Mexico’s New President Faces Big Challenges
(MEXICO CITY) — When Enrique Peña Nieto was sworn in as Mexico’s president on Saturday, he agreed to lead a country of 115 million people that ranks as the world’s thirteenth largest economy and has become one of the top ten tourist destinations in the world.
Peña Nieto will make use of such data when he seeks foreign investors. But when he looks inside his massive country, the new president will also have to handle a territory plagued by extreme poverty, drug violence and special interests that can block the road to prosperity.
So what does he need to fix in this up-and-coming nation? It’s a long list, but after consulting with several economic and political experts, we’ve broken it down into the following:
The Economist points out, the tide now seems to be turning in Mexico’s favor. Higher labor costs in China and skyrocketing oil prices are once again turning this country into a good base for manufacturers who want to export goods to the U.S., and other places, too. Mexico now has free trade agreements with an astonishing 44 countries.
Yet, oil production has recently tanked in Mexico due to low investment in exploration, shrinking from over 3 million barrels a day at the beginning of this century to just 2.5 million barrels last year. This helps to make gas and electricity more expensive in the country, and has some economists insisting that the Mexican government open up the oil sector to competition, so that other companies aside from Pemex (the state-owned petroleum company) can also look for oil in Mexico.
But monopolies in other areas must also be tackled. Mexicans are forced to get most of their bread from Bimbo and almost all their cement comes from Cemex. Companies owned by multi-billlionaire Carlos Slim control 70 percent of the mobile phone market, and 75 percent of all broadband internet connections. According to The Economist, this situation makes connecting to broadband in Mexico twice as expensive as in Chile.

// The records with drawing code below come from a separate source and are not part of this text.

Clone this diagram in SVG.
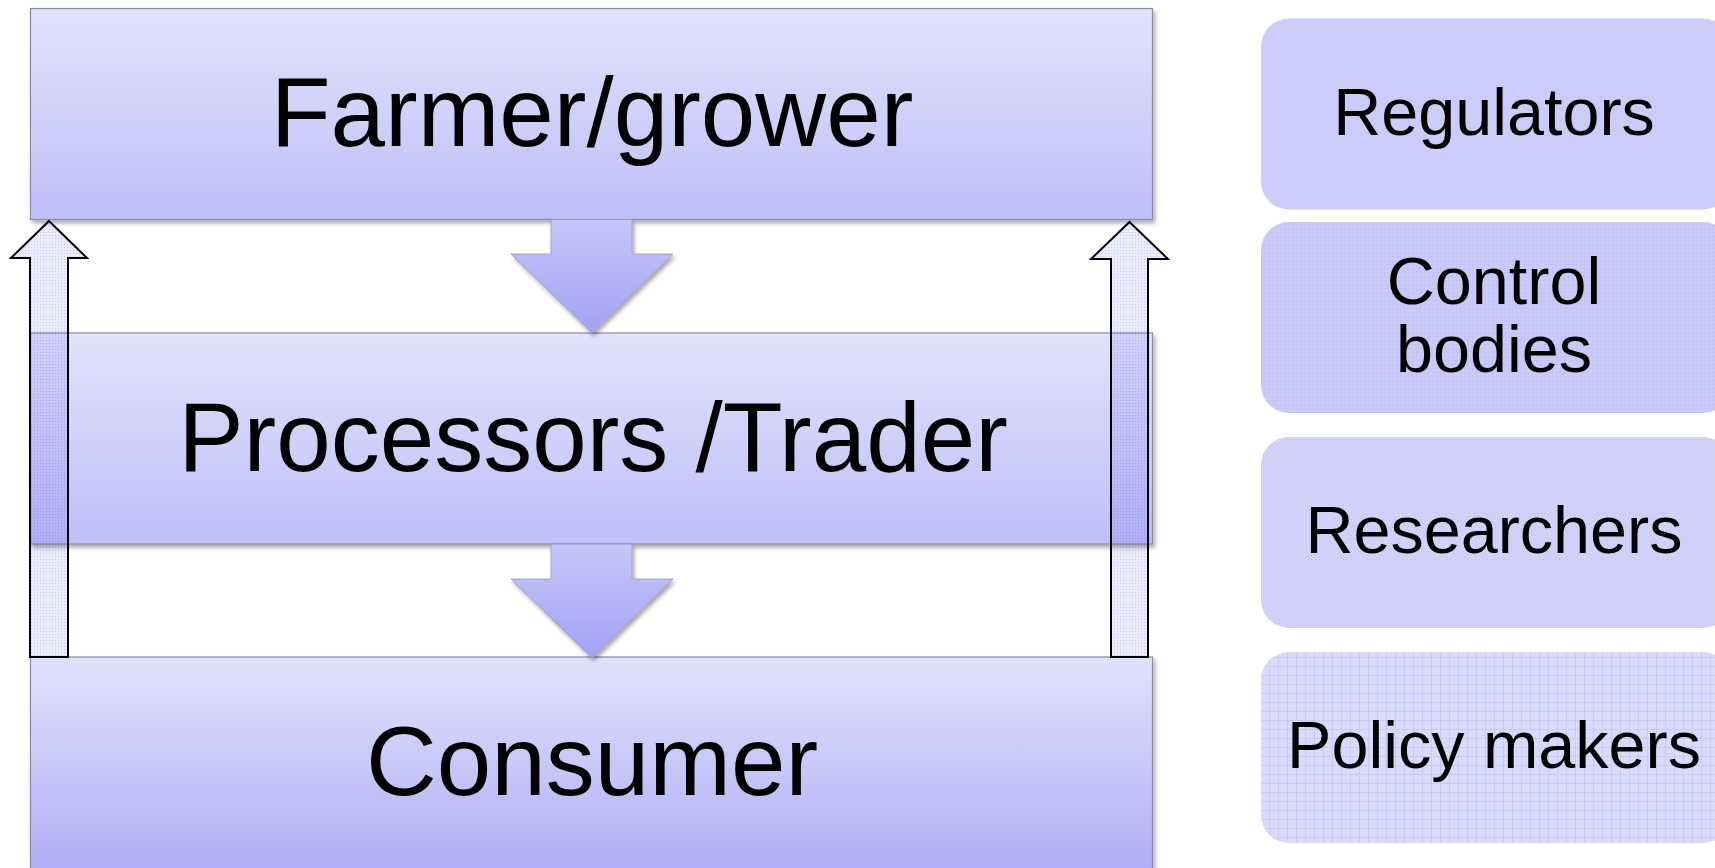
<svg xmlns="http://www.w3.org/2000/svg" width="1715" height="868" viewBox="0 0 1715 868">
<defs>
<linearGradient id="gBox" x1="0" y1="0" x2="0" y2="1">
<stop offset="0" stop-color="#e2e2fc"/>
<stop offset="1" stop-color="#bfbff9"/>
</linearGradient>
<linearGradient id="gBoxDark" x1="0" y1="0" x2="0" y2="1">
<stop offset="0" stop-color="#e2e2fc"/>
<stop offset="1" stop-color="#a8a8f6"/>
</linearGradient>
<linearGradient id="gDown" x1="0" y1="0" x2="0" y2="1">
<stop offset="0" stop-color="#c6c6f9"/>
<stop offset="1" stop-color="#a2a2f5"/>
</linearGradient>
<pattern id="pGridFine" width="4" height="4" patternUnits="userSpaceOnUse">
<rect width="4" height="4" fill="#cbcbfa"/>
<path d="M0 0.5H4M0.5 0V4" stroke="#c3c3f4" stroke-width="0.6"/>
</pattern>
<pattern id="pDots" width="4" height="4" patternUnits="userSpaceOnUse">
<rect width="4" height="4" fill="#d2d2fb"/>
<rect x="1" y="1" width="1" height="1" fill="#c2c2f2"/>
<rect x="3" y="3" width="1" height="1" fill="#c2c2f2"/>
</pattern>
<pattern id="pGrid" width="9" height="9" patternUnits="userSpaceOnUse">
<rect width="9" height="9" fill="#dadafc"/>
<path d="M0 0.5H9M0.5 0V9" stroke="#cacaf6" stroke-width="1"/>
</pattern>
<pattern id="pArrow" width="3" height="3" patternUnits="userSpaceOnUse">
<rect width="3" height="3" fill="#ebebfd"/>
<rect x="1" y="1" width="1" height="1" fill="#c6c6f4"/>
</pattern>
<filter id="shadow" x="-5%" y="-5%" width="110%" height="115%">
<feDropShadow dx="2" dy="3" stdDeviation="2" flood-color="#000" flood-opacity="0.35"/>
</filter>
<style>
.box{stroke:#8a8aaa;stroke-width:1.2;filter:url(#shadow)}
.main{font-family:"Liberation Sans",Arial,sans-serif;font-size:98px;fill:#000;text-anchor:middle}
.side{font-family:"Liberation Sans",Arial,sans-serif;font-size:66.5px;fill:#000;text-anchor:middle}
.down{fill:url(#gDown);stroke:#9a9ac0;stroke-width:0.8;filter:url(#shadow)}
.up{fill:url(#pArrow);mix-blend-mode:multiply;stroke:#000;stroke-width:2;stroke-linejoin:miter}
</style>
</defs>
<rect width="1715" height="868" fill="#ffffff"/>

<g id="farmer">
<rect class="box" x="30.5" y="8.5" width="1122" height="211" fill="url(#gBox)"/>
<text class="main" x="592" y="146">Farmer/grower</text>
</g>
<g id="processors">
<rect class="box" x="30.5" y="333" width="1122" height="211" fill="url(#gBox)"/>
<text class="main" x="593" y="471">Processors /Trader</text>
</g>
<g id="consumer">
<rect class="box" x="30.5" y="657" width="1122" height="240" fill="url(#gBoxDark)"/>
<text class="main" x="592" y="795">Consumer</text>
</g>

<g id="regulators">
<rect x="1261" y="18.5" width="470" height="191" rx="28" fill="#ccccfa"/>
<text class="side" x="1494" y="135">Regulators</text>
</g>
<g id="control-bodies">
<rect x="1261" y="222" width="470" height="191" rx="28" fill="url(#pGridFine)"/>
<text class="side" x="1494" y="304">Control</text>
<text class="side" x="1494" y="372">bodies</text>
</g>
<g id="researchers">
<rect x="1261" y="437" width="470" height="191" rx="28" fill="url(#pDots)"/>
<text class="side" x="1494" y="553">Researchers</text>
</g>
<g id="policy-makers">
<rect x="1261" y="652" width="470" height="191" rx="28" fill="url(#pGrid)"/>
<text class="side" x="1494" y="768">Policy makers</text>
</g>

<g id="connectors">
<path class="down" d="M551,219.5 L632,219.5 L632,254 L673,254 L592,333 L511,254 L551,254 Z"/>
<path class="down" d="M551,544 L632,544 L632,579 L673,579 L592,658 L511,579 L551,579 Z"/>
<path class="up" d="M49,221 L87,258 L68,258 L68,657 L30,657 L30,258 L11,258 Z"/>
<path class="up" d="M1129.5,222 L1168,259 L1148,259 L1148,657 L1111,657 L1111,259 L1091,259 Z"/>
</g>
</svg>
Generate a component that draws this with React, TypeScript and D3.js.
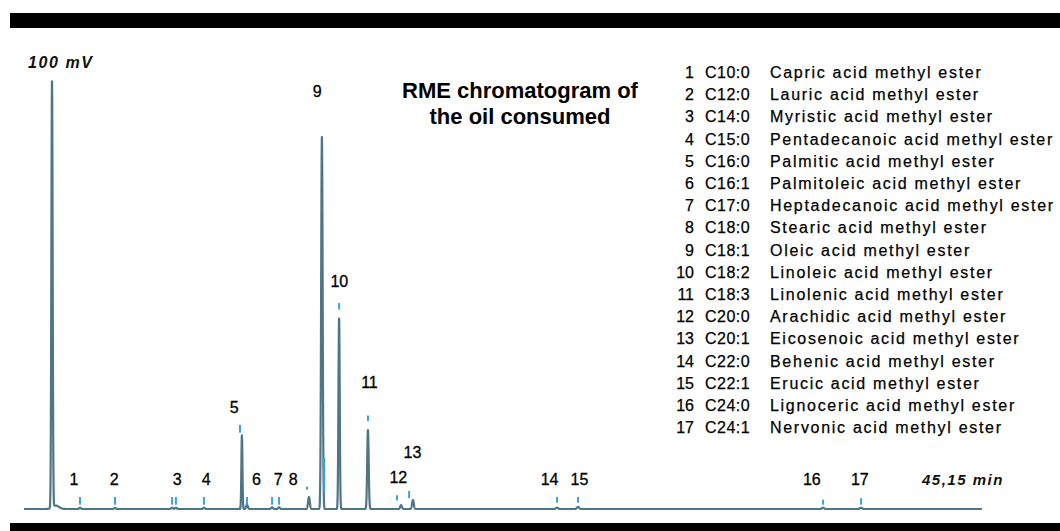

Mexico currently has one of the lowest educational standards among the world’s larger economies. According to the Organization for Economic Cooperation and Development (OECD), only 18 percent of Mexicans aged 18 to 64 are college graduates. OECD figures say that in Chile, 24 percent of people in that age group have a college degree, while in Israel that number shoots up to 45 percent.
To improve Mexico’s education system, Peña Nieto will have to tackle strong teacher unions that administer posts to family members and not to those who are best qualified to teach. He will have to implement measures that are unpopular with the unions, like forcing teachers to take standardized tests and linking teachers’ tenure to results. It will be a complicated task, as many leaders from Mexico’s one million-strong Education Workers Union have close links to PRI politicians at the state and national levels, and the union actually forms part of the PRI’s electoral base.
Peña Nieto takes over a country plagued by violence. NGOs estimate that more than sixty thousand people have died from drug violence over the past six years. The number of cartels with the capacity to export large drug shipments to the U.S. also increased from four to seven during outgoing President Calderon´s six-year term, according to the BBC.
To tackle the drug violence problem, Peña Nieto will have to work with the U.S. on decreasing the smuggling of weapons across the border. He’ll also have to work with Mexico’s northern neighbor on ways to reduce demand for drugs, and he’ll have to decrease impunity in Mexico, where more than nine out of 10 homicides go unpunished.
The growing influence of drug cartels in Mexico also means that the country has become more corrupt. In just two years, from 2009 to 2011, Mexico fell from 89 in Transparency International’s “Corruptions Perceptions Index” to 100, where first place equals “least corrupt.” Meanwhile, Mexico ranked only above Russia and China in the 2011 Bribe Payers Index, a survey that ranks 28 different countries according to the likelihood that their companies will pay bribes when working abroad.
One issue Peña Nieto will have to look at is how to make state governors more accountable with the money that they receive from the federal government. Currently there is no pressure on them to disclose what they are doing with those funds to the general public. Another challenge for the incoming president of Mexico will be to provide local government officials with incentives to please people and not local party leaders.